Speaker Details

Speaker 1

Mohan Kankanhalli

National University of Singapore

Mohan Kankanhalli is Provost's Chair Professor of Computer Science at the National University of Singapore (NUS), where he is the Director of the NUS AI Institute. He is also the Deputy Executive Chairman of AI Singapore, which is Singapore’s National AI R&D Program. Mohan obtained his BTech from IIT Kharagpur and MS & PhD from the Rensselaer Polytechnic Institute.

Mohan’s research interests are in Multimodal Computing, Computer Vision, and Trustworthy AI. As Director of NUS AI Institute, he leads initiatives on multimodal models and trustworthy machine learning. He is also engaged in leadership roles in multimedia computing such as being the Senior Editor of ACM Transactions on Multimedia Computing journal and the Associate Editor-in-Chief of IEEE Multimedia magazine.

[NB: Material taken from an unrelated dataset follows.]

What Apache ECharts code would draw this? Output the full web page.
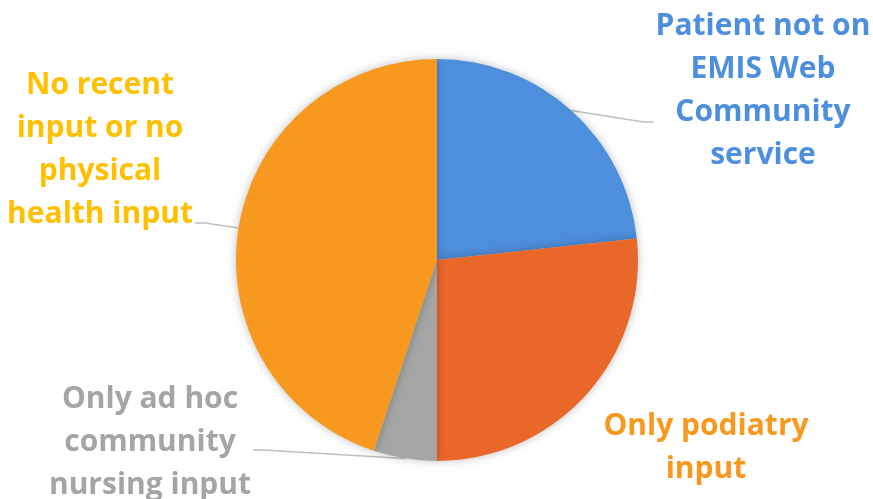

Mohan is a member of World Economic Forum's Global Future Council on Artificial Intelligence. He is an IEEE Fellow.

Talk

Title: Safety and Trustworthiness Challenges for LLMs

Abstract: Safe deployment of LLMs is of significant concern nowadays due to the anticipated wide adoption of generative AI in businesses and daily life. However, there are many unresolved safety issues that are still being studied. We present two recent works in this area. The first is an empirical approach (PromptAttack) to audit the LLM’s adversarial robustness via a prompt-based adversarial attack. PromptAttack converts adversarial textual attacks into an attack prompt that can cause the victim LLM to output the adversarial sample to fool itself. It uses a fidelity filter to ensure that PromptAttack maintains the original semantic meanings of the adversarial examples. The second is a theoretical work about hallucinations in LLMs. Since it has been recognized as a serious issue with current models, there have been many mitigation strategies advanced. However, these efforts have mostly been empirical so it is not clear whether hallucinations can be completely eliminated. We formalize the problem and employ results from learning theory to show that it is impossible to eliminate hallucinations in LLMs. We will then discuss the challenges and open research questions in the field that can help towards safe deployment of LLMs.